The mysterious bubbling paint.
How did this happen?
I just had my house painted!
The painters must have done a poor prep job!
It’sa sunny afternoon and we just got done Painting the back side of Mrs Smiths 1950 ranch. It was a dark red color over an off white color. The surface was washed, cleaned, checked for peeling paint and primed. It was ready for paint, or so we thought. Once painted bubbling started soon after, I mean like 45 minutes after! We started scraping the bubbles off and noticed it was going all the way down to the wood! We had just prepped this, how did it happen?
What causes paint to bubble on my exterior?
There is an adhesion problem between layers of paint or between the siding and original paint. Moisture coming through the siding and trying to escape out the face through the paint.
Is there a special primer that can stop the bubbling paint from happening?
I wish there was! If someone knows how to do this please let me know, we could be extremely wealthy! The only way to remedy the bubbling paint is to remove it or remove/replace the siding. Adding more paint is not the answer and will usually cause and increase in bubbling (because of tension as it dries and weight of the new paint).

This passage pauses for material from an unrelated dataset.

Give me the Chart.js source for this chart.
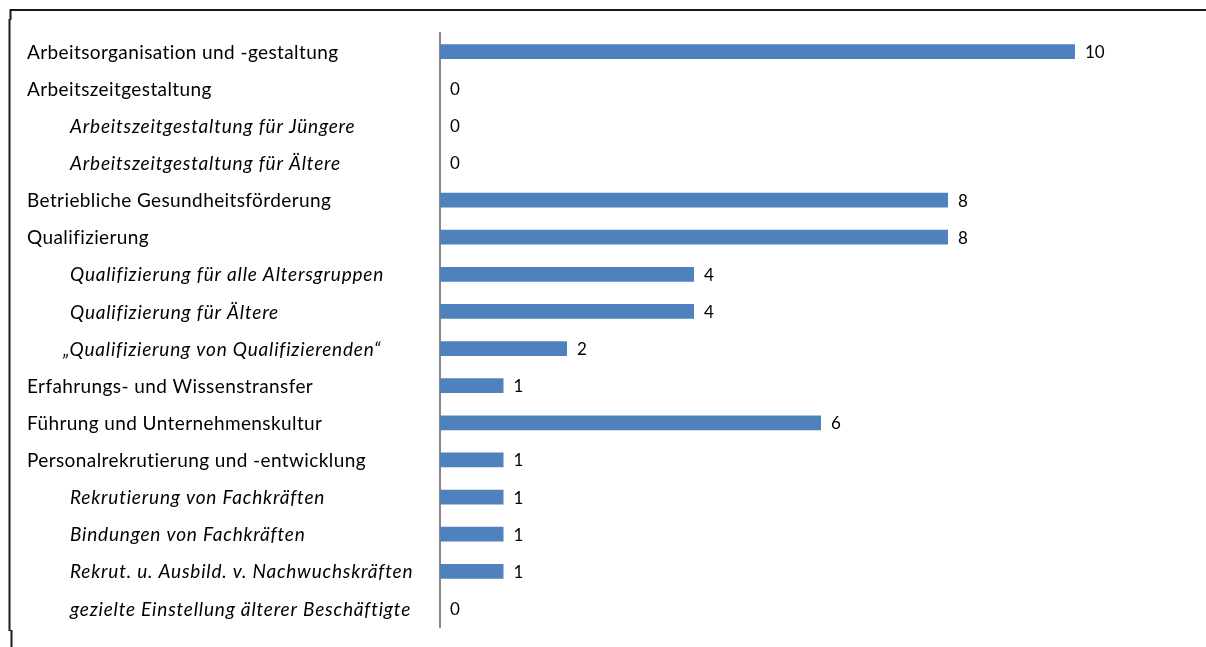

Will a dark color increase the amount of bubbling on my house?
Yes and no. Dark colors absorb more heat (black car on a hot day… thank you leather seats!). As new paint dries onto the prepped surface, it grabs the last layer of paint applied. It can take up to 30 days for this to actually cure out. If you have a darker color, it takes longer to cure and moves more as it dries. As the paint dries, it grabs onto the previous paint layers and can cause bubbling as well!
So whose fault is it? Shouldn’t my painter have know this? No blame is needed! Just a simple test will tell you everything you need to know.
- Get a sample quart of paint in a dark color
- Clean a southern exposed side of your home (approximately 1 square foot)
- Apply 2 coats of the paint over the cleaned surface (please make sure it’s dry before applying the paint!)
- Let the sun and exposure dry out the paint for a week
- If no bubbles you should be good to go. If you have bubbles, proceed with caution!